### [Directive]
Go through each line of the records below and count those with the word "this". Give only the count.

### [Data records]

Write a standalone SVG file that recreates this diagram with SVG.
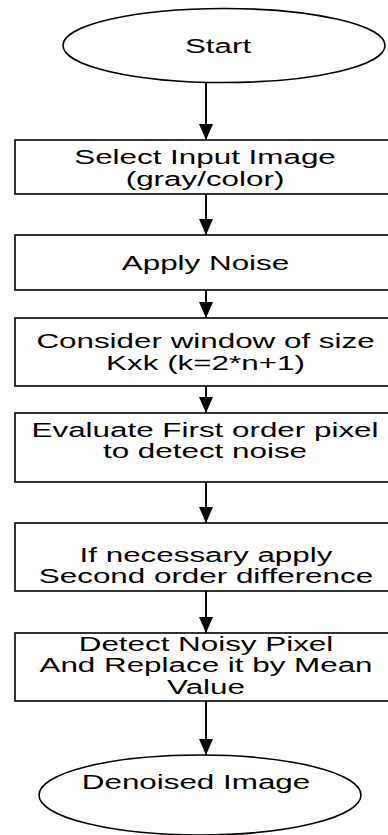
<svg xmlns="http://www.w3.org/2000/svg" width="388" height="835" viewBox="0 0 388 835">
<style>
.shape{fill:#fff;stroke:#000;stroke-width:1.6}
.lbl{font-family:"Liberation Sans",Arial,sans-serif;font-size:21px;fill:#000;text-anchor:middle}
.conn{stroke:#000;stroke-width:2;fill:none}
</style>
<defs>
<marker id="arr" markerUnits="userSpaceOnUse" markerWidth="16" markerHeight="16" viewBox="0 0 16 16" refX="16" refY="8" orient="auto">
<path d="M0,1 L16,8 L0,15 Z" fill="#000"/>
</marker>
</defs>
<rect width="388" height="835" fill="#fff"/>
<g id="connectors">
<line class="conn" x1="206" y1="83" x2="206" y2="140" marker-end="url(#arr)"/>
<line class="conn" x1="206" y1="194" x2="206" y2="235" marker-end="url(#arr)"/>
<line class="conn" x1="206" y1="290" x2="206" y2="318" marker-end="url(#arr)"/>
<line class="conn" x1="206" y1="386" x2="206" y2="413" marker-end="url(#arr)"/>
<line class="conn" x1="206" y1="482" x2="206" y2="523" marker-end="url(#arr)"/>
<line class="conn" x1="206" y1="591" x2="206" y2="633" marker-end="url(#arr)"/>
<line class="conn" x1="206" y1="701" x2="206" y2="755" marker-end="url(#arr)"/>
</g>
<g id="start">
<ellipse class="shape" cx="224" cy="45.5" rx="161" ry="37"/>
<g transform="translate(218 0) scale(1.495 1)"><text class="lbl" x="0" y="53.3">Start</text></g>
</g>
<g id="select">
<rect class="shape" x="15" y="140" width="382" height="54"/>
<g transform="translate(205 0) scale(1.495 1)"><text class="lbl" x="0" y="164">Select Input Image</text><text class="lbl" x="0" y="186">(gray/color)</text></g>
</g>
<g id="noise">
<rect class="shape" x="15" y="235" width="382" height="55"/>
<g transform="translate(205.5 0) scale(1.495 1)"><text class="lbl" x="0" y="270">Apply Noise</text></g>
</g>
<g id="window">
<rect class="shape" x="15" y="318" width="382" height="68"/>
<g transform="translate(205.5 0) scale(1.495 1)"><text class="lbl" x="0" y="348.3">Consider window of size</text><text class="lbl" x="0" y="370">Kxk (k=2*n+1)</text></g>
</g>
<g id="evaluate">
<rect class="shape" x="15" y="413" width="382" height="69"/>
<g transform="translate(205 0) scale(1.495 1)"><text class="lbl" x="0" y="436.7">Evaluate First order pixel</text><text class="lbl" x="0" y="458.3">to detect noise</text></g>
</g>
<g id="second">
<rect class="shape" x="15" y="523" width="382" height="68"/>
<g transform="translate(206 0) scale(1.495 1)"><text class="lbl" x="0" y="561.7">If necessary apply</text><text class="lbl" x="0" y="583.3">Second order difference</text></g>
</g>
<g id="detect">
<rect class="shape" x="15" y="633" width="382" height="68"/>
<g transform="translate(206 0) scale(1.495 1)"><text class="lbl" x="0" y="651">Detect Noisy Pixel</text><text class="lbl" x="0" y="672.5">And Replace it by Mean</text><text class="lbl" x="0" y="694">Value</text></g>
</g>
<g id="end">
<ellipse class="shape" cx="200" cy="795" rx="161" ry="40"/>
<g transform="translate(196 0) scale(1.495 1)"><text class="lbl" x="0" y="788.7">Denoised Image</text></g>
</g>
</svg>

* * *

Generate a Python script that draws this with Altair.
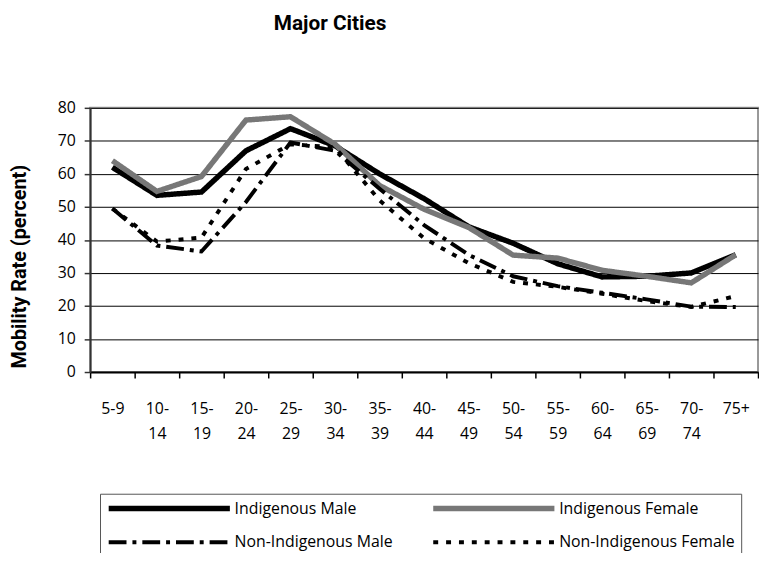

### [Exercise result]
2